I need to do a LOT more research on this.
Lessons from other creative disciplines
Yesterday I attended an OCA North student group meeting in Halifax. It was a pleasingly eclectic, cross-discipline group this time (the previous one I attended was mostly photographers). This time there was a mix of students of photography, drawing, painting and textiles.
The show-and-tell / crit segment was a massive eye-opener for me! The amount of experimentation these other disciplines demonstrated made me feel incredibly lazy!
One textiles student had done an entire research project with dozens of sketches and scrapbooked ideas on deconstructing what you can do with the image of a ladybird. A second had filled three sketchbooks with ideas around a single limited colour palette. A drawing student showed us multiple versions of the same still life scene using a huge variety of papers, inks, paints and techniques.
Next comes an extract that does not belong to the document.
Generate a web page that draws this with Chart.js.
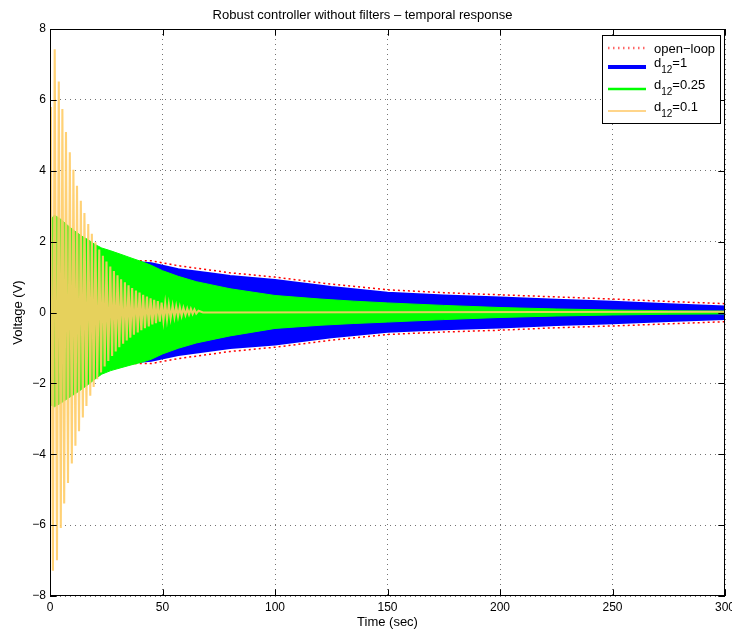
<!DOCTYPE html>
<html>
<head>
<meta charset="utf-8">
<script src="https://cdn.jsdelivr.net/npm/chart.js@4.4.1/dist/chart.umd.min.js"></script>
<style>
  html, body { margin: 0; padding: 0; background: #fff; }
</style>
</head>
<body>
<canvas id="responseChart" width="732" height="630"></canvas>
<script>
const FONT = "'Liberation Sans', Arial, Helvetica, sans-serif";

const xTicks = [0, 50, 100, 150, 200, 250, 300];
const yTicks = [-8, -6, -4, -2, 0, 2, 4, 6, 8];

const legendLabels = ['open\u2212loop', '=1', '=0.25', '=0.1'];

// d12=0.1 : individual swings (sec, V)
const orangeTimes = [
  0, 0.4, 1.3, 2.1, 3.1, 3.9, 4.8, 5.5, 6.3, 7.1, 8.0, 8.8, 9.7, 10.4, 11.3, 12.0,
  12.9, 13.7, 14.6, 15.3, 16.2, 17.0, 17.9, 18.6, 19.4, 20.2, 21.0, 21.9, 22.7, 23.5,
  24.3, 25.1, 25.9, 26.8, 27.6, 28.4, 29.2, 30.0, 30.8, 31.6, 32.5, 33.3, 34.1, 34.9,
  35.7, 36.5, 37.3, 38.2, 39.0, 39.8, 40.6, 41.4, 42.2, 43.1, 43.9, 44.7, 45.5, 46.3,
  47.1, 47.9, 48.8, 49.6, 50.4, 51.2, 52.0, 52.8, 53.6, 54.5, 55.3, 56.1, 56.9, 57.7,
  58.5, 59.3, 60.2, 61.0, 61.8, 62.6, 63.4, 64.2, 65.0, 66.0, 68.0, 300
];
const orangeValues = [
  0, 5.8, -7.29, 7.43, -6.99, 6.52, -6.08, 5.74, -5.39, 5.09, -4.81, 4.52, -4.26, 4.03, -3.76, 3.58,
  -3.35, 3.15, -2.96, 2.81, -2.64, 2.50, -2.35, 2.22, -2.10, 1.98, -1.88, 1.78, -1.69, 1.60,
  -1.52, 1.44, -1.37, 1.30, -1.23, 1.17, -1.10, 1.05, -0.98, 0.94, -0.88, 0.85, -0.79, 0.77,
  -0.71, 0.69, -0.63, 0.62, -0.56, 0.56, -0.50, 0.50, -0.44, 0.45, -0.39, 0.40, -0.34, 0.36,
  -0.30, 0.32, -0.26, 0.28, -0.22, 0.25, -0.19, 0.22, -0.16, 0.19, -0.13, 0.17, -0.11, 0.15,
  -0.09, 0.13, -0.07, 0.11, -0.05, 0.10, -0.04, 0.08, -0.03, 0.05, 0.0, 0.02
];

// d12=0.25 : envelope of the dense oscillation
const greenTimes = [0, 2, 5, 8, 11, 14, 17, 20, 23, 27, 32, 36, 41, 45, 50, 57, 65, 80, 100, 120, 135, 150, 175, 200, 225, 250, 275, 300];
const greenUpper = [2.60, 2.75, 2.62, 2.45, 2.30, 2.16, 2.05, 1.92, 1.82, 1.74, 1.63, 1.54, 1.43, 1.33, 1.18, 1.02, 0.87, 0.67, 0.48, 0.38, 0.32, 0.27, 0.20, 0.14, 0.10, 0.07, 0.05, 0.04];
const greenLower = [-2.60, -2.66, -2.55, -2.42, -2.30, -2.17, -2.03, -1.88, -1.74, -1.64, -1.55, -1.48, -1.40, -1.32, -1.17, -1.01, -0.86, -0.66, -0.45, -0.36, -0.31, -0.27, -0.20, -0.14, -0.10, -0.07, -0.05, -0.04];

// d12=1 and open-loop : envelopes
const envTimes = [0, 1, 20, 35, 45, 57, 71, 80, 100, 125, 150, 175, 200, 225, 250, 275, 300];
const blueUpper = [0, 1.55, 1.50, 1.44, 1.39, 1.22, 1.11, 1.03, 0.92, 0.72, 0.56, 0.48, 0.42, 0.36, 0.30, 0.23, 0.17];
const blueLower = [-1.6, -1.55, -1.48, -1.42, -1.36, -1.20, -1.08, -1.00, -0.90, -0.70, -0.54, -0.47, -0.42, -0.35, -0.30, -0.24, -0.18];
const redUpper = [1.60, 1.60, 1.56, 1.46, 1.46, 1.32, 1.20, 1.12, 1.00, 0.80, 0.64, 0.56, 0.50, 0.44, 0.38, 0.31, 0.25];
const redLower = [-1.60, -1.60, -1.54, -1.44, -1.44, -1.30, -1.18, -1.10, -0.98, -0.78, -0.62, -0.55, -0.50, -0.43, -0.38, -0.32, -0.26];

const pts = (xs, ys) => xs.map((x, i) => ({ x: x, y: ys[i] }));

const line = (data, color, width, extra) => Object.assign({
  data: data,
  borderColor: color,
  backgroundColor: color,
  borderWidth: width,
  pointRadius: 0,
  tension: 0,
  fill: false
}, extra || {});

// box, inward ticks and legend drawn MATLAB-style on top of the data
const frame = {
  id: 'frame',
  afterDatasetsDraw(chart) {
    const { ctx, chartArea: a, scales } = chart;
    const tl = 6.7;
    ctx.save();
    ctx.strokeStyle = '#000';
    ctx.lineWidth = 1;
    ctx.strokeRect(a.left + 0.5, a.top + 0.5, a.right - a.left - 1, a.bottom - a.top - 1);
    ctx.beginPath();
    xTicks.forEach(v => {
      const px = Math.round(scales.x.getPixelForValue(v)) + 0.5;
      ctx.moveTo(px, a.bottom); ctx.lineTo(px, a.bottom - tl);
      ctx.moveTo(px, a.top); ctx.lineTo(px, a.top + tl);
    });
    yTicks.forEach(v => {
      const py = Math.round(scales.y.getPixelForValue(v)) + 0.5;
      ctx.moveTo(a.left, py); ctx.lineTo(a.left + tl, py);
      ctx.moveTo(a.right, py); ctx.lineTo(a.right - tl, py);
    });
    ctx.stroke();

    // legend
    const bx = 602, by = 35, bw = 118, bh = 88;
    ctx.fillStyle = '#fff';
    ctx.fillRect(bx, by, bw, bh);
    ctx.strokeRect(bx + 0.5, by + 0.5, bw, bh);
    const rows = [
      { y: 48, color: 'rgba(255,0,0,0.6)', width: 2.5, dash: [1.5, 3.5] },
      { y: 67, color: '#0000ff', width: 4, dash: [] },
      { y: 89, color: '#00ff00', width: 2.5, dash: [] },
      { y: 111, color: '#ffd58a', width: 2, dash: [] }
    ];
    rows.forEach((r, i) => {
      ctx.beginPath();
      ctx.setLineDash(r.dash);
      ctx.strokeStyle = r.color;
      ctx.lineWidth = r.width;
      ctx.moveTo(608, r.y); ctx.lineTo(646, r.y);
      ctx.stroke();
      ctx.setLineDash([]);
      ctx.fillStyle = '#000';
      ctx.textBaseline = 'alphabetic';
      ctx.textAlign = 'left';
      ctx.font = '13px ' + FONT;
      if (i === 0) {
        ctx.fillText(legendLabels[0], 654, r.y + 4.5);
      } else {
        const base = r.y - 0.5;
        ctx.fillText('d', 654, base);
        let x = 654 + ctx.measureText('d').width;
        ctx.font = '10px ' + FONT;
        ctx.fillText('12', x, base + 6.5);
        x += ctx.measureText('12').width;
        ctx.font = '13px ' + FONT;
        ctx.fillText(legendLabels[i], x, base);
      }
    });
    ctx.restore();
  }
};

new Chart(document.getElementById('responseChart'), {
  type: 'line',
  data: {
    datasets: [
      line(pts(orangeTimes, orangeValues), 'rgba(255,204,102,0.9)', 2.1, { order: 0 }),
      line(pts(greenTimes, greenUpper), '#00ff00', 1, { order: 1, fill: '+1' }),
      line(pts(greenTimes, greenLower), '#00ff00', 1, { order: 1 }),
      line(pts(envTimes, blueUpper), '#0000ff', 2, { order: 2, fill: '+1' }),
      line(pts(envTimes, blueLower), '#0000ff', 2, { order: 2 }),
      line(pts(envTimes, redUpper), '#ff0000', 1.5, { order: 3, borderDash: [2, 3] }),
      line(pts(envTimes, redLower), '#ff0000', 1.5, { order: 3, borderDash: [2, 3] })
    ]
  },
  options: {
    responsive: false,
    animation: false,
    layout: { padding: { left: 0, right: 7, top: 0, bottom: 0 } },
    plugins: {
      legend: { display: false },
      tooltip: { enabled: false },
      title: {
        display: true,
        text: 'Robust controller without filters \u2013 temporal response',
        color: '#000',
        font: { family: FONT, size: 13, weight: 'normal' },
        padding: { top: 8, bottom: 5.4 }
      }
    },
    scales: {
      x: {
        type: 'linear',
        min: 0,
        max: 300,
        afterBuildTicks: s => { s.ticks = xTicks.map(v => ({ value: v })); },
        afterFit: s => { s.height = 34; s.paddingLeft = 0; s.paddingRight = 0; },
        ticks: { color: '#000', padding: 4, maxRotation: 0, font: { family: FONT, size: 12 } },
        grid: { color: 'rgba(0,0,0,0.55)', lineWidth: 1, drawTicks: false },
        border: { display: false, dash: [1, 4] },
        title: {
          display: true, text: 'Time (sec)', color: '#000',
          font: { family: FONT, size: 13 }, padding: { top: 0, bottom: 0 }
        }
      },
      y: {
        type: 'linear',
        min: -8,
        max: 8,
        afterBuildTicks: s => { s.ticks = yTicks.map(v => ({ value: v })); },
        afterFit: s => { s.width = 50; s.paddingTop = 0; s.paddingBottom = 0; },
        ticks: {
          color: '#000', padding: 4, font: { family: FONT, size: 12 },
          callback: v => v < 0 ? '\u2212' + (-v) : String(v)
        },
        grid: { color: 'rgba(0,0,0,0.55)', lineWidth: 1, drawTicks: false },
        border: { display: false, dash: [1, 4] },
        title: {
          display: true, text: 'Voltage (V)', color: '#000',
          font: { family: FONT, size: 13 }, padding: { top: 11, bottom: 0 }
        }
      }
    }
  },
  plugins: [frame]
});
</script>
</body>
</html>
All of these three had a very narrow subject focus but had gone deep and wide with creative executions of it.
I feel like a lot of the ‘experimentation’ I do is contained in my head – I mull over ideas, I visualise concepts, I do a lot of filtering before I take many photographs.
This is, I realise, problematic on a couple of fronts. First, I have no actual record of much of my thought process, if I consider and discard ideas before they are materialised (looking at this from a ruthlessly academic point of view – it’s hard for me to prove to assessors much of my thought process); second, I am sometimes discarding ideas based on how I imagine they might turn out, rather than actually giving them a shot (pun intended).
So my huge lesson from the group was – experiment more! I have the subject parameters nailed down, I now need to work the ideas on how you bring the concept to the photographic frame. I realise now that there’s a lot to be gained from thinking through making.
Thanks to Helen, Rebecca, Julie, Nikki, Andy, Thea, Katie and Michael for a very inspiring afternoon. It was a much-needed kick up the proverbial.